Как ни уверен был Симонов с самого начала в справедливости своей позиции, поддержка редколлегии, в первую очередь Федина, окрылила его. С тем большей тщательностью он уже с пером в руке работал над стилем. Когда позиция выработана и утверждена, надо сугубо позаботиться о слоге, о том, чтобы бескомпромиссность выводов, формулировок нигде не отдавала бы грубостью, неуважением к автору, который при всех его глубочайших заблуждениях оставался одним из крупнейших русских поэтов.

Письмо не предназначалось для печати, но это обстоятельство нисколько не умаляло ответственности его авторов за каждое слово, за каждую букву в нем.

Свои небольшие поправки внесли и соавторы. Письмо было отослано поэту вместе с рукописью. Реакции не последовало. Только однажды всеведущий Кривицкий, таково уж было его амплуа в журнале, обмолвился, будто бы «Доктор Живаго» был предложен его автором в сборник «Литературная Москва» — Каверину, Алигер и другим, но и там его, естественно, не взяли, сославшись, правда, лишь на объем, не подходящий альманаху.

Время и мысли К.М. теперь были заняты другим. Октябрьской книжкой «Нового мира» завершена была публикация романа Дудинцева «Не хлебом единым».

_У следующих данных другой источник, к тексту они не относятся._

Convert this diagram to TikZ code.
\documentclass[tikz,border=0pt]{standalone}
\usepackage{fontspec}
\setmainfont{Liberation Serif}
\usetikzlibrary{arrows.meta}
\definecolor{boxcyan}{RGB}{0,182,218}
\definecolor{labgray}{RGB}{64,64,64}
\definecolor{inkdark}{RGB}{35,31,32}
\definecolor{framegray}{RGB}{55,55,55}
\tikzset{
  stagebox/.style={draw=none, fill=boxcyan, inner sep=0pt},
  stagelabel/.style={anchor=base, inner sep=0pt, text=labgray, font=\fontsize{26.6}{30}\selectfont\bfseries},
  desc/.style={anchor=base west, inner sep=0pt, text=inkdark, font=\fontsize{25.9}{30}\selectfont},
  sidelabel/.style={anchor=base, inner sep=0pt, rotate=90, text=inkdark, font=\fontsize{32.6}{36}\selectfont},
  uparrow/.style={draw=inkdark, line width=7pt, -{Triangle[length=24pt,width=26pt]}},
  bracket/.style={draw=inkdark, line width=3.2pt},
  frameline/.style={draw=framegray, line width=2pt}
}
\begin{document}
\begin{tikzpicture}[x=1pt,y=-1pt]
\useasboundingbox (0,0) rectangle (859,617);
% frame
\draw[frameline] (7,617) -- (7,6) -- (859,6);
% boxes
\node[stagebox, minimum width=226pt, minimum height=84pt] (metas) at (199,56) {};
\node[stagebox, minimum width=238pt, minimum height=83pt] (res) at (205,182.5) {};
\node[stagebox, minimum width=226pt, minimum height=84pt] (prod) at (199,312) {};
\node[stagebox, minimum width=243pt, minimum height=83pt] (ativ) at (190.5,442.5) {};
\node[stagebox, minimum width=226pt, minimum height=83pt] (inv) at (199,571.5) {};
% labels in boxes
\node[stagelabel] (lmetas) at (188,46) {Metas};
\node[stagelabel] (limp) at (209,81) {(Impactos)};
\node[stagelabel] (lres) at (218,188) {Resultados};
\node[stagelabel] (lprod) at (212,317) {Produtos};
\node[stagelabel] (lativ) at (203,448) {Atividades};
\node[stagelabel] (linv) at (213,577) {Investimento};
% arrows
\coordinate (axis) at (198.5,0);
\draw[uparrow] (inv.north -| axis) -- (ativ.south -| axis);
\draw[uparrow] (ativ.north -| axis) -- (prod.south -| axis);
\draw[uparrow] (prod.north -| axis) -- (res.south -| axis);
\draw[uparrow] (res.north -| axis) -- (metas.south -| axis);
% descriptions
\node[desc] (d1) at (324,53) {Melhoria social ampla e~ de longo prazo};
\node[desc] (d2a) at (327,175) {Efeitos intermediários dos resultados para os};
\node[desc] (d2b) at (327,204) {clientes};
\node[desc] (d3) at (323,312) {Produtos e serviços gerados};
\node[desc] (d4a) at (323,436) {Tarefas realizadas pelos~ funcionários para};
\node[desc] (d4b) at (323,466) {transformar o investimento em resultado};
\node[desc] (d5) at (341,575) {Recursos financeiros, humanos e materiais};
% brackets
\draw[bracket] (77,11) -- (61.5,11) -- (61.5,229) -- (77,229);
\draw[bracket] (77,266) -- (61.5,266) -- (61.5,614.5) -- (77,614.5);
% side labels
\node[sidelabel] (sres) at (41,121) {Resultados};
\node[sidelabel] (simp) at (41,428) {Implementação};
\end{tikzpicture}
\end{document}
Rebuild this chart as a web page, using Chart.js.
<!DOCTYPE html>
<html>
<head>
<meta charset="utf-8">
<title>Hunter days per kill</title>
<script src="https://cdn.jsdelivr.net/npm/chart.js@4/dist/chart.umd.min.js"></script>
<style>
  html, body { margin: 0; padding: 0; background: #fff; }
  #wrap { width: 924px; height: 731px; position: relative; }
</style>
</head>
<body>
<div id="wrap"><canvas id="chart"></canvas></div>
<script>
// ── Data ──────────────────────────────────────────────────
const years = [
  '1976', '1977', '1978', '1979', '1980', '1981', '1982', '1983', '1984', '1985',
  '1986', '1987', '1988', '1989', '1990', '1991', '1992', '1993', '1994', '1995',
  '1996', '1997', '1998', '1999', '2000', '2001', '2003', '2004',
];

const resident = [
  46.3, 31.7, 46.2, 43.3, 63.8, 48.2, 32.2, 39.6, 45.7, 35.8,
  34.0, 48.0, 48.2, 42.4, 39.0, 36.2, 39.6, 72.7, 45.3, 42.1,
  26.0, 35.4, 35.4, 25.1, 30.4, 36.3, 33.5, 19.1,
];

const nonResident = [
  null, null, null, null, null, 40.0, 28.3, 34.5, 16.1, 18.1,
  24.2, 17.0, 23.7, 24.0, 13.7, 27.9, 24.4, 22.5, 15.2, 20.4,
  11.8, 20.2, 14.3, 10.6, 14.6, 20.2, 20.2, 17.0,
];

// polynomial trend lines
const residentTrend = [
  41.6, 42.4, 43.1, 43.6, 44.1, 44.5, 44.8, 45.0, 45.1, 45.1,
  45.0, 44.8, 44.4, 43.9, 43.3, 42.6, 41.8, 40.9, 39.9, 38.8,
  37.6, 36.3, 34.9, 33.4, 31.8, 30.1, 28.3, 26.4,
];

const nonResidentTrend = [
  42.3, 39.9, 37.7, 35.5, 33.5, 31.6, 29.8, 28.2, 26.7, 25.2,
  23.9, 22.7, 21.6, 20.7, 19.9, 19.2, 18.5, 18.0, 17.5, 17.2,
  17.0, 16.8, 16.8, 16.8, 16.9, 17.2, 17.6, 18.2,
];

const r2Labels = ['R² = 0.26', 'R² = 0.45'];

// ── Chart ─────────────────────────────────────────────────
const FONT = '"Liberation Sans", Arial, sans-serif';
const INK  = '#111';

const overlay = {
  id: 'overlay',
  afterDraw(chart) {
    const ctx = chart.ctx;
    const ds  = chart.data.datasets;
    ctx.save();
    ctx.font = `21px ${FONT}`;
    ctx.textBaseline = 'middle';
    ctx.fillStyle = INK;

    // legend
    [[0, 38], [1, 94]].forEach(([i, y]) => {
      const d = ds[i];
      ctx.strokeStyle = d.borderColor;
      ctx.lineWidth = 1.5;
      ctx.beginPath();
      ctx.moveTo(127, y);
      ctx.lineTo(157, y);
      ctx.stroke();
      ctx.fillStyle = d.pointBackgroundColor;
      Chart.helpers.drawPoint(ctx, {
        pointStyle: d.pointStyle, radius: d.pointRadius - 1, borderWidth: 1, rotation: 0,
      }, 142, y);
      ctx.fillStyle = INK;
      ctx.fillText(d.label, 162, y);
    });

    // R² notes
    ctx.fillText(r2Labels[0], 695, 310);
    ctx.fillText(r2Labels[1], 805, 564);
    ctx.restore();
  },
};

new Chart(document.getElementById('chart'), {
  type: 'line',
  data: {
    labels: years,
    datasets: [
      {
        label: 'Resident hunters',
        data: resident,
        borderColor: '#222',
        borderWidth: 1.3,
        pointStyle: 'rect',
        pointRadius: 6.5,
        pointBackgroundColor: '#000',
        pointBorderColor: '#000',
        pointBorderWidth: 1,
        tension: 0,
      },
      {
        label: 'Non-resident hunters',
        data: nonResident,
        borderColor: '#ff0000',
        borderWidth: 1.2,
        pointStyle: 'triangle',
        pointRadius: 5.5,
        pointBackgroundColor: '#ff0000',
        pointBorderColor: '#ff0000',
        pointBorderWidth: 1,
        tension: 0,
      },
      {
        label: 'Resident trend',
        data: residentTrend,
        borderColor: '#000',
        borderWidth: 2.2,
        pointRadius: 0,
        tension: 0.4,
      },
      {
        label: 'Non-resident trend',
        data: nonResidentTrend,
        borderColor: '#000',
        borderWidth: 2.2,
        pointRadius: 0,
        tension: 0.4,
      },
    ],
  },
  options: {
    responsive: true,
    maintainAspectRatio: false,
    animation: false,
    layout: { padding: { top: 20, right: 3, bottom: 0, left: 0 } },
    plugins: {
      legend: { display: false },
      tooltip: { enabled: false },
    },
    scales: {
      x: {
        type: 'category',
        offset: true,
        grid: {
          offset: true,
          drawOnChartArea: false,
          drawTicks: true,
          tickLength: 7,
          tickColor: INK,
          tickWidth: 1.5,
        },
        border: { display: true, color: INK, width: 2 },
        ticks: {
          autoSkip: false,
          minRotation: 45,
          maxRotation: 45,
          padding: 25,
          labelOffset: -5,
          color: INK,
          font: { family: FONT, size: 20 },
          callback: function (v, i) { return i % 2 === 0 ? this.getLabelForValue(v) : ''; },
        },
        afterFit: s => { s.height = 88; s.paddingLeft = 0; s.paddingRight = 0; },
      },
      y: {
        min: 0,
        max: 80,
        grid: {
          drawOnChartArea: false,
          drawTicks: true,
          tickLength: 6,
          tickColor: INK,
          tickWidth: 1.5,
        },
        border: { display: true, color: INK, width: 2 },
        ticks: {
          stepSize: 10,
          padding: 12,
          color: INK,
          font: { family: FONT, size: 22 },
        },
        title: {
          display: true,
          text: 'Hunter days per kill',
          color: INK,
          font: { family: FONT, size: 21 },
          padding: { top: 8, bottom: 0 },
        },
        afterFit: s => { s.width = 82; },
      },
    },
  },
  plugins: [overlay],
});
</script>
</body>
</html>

На глазах К.М. разворачивалась ситуация, которую он про себя называл эффектом «Капитанской дочки». Это когда ямщик сказал Гриневу, кочевавшему по белоснежной, сверкающей под ослепительным солнцем оренбургской степи: «Барин, беда, буран». И указал кнутовищем на светлое облачко на краю неба, похожее на отдаленный холмик.

Гринев не поверил: «Ветер показался мне не силен».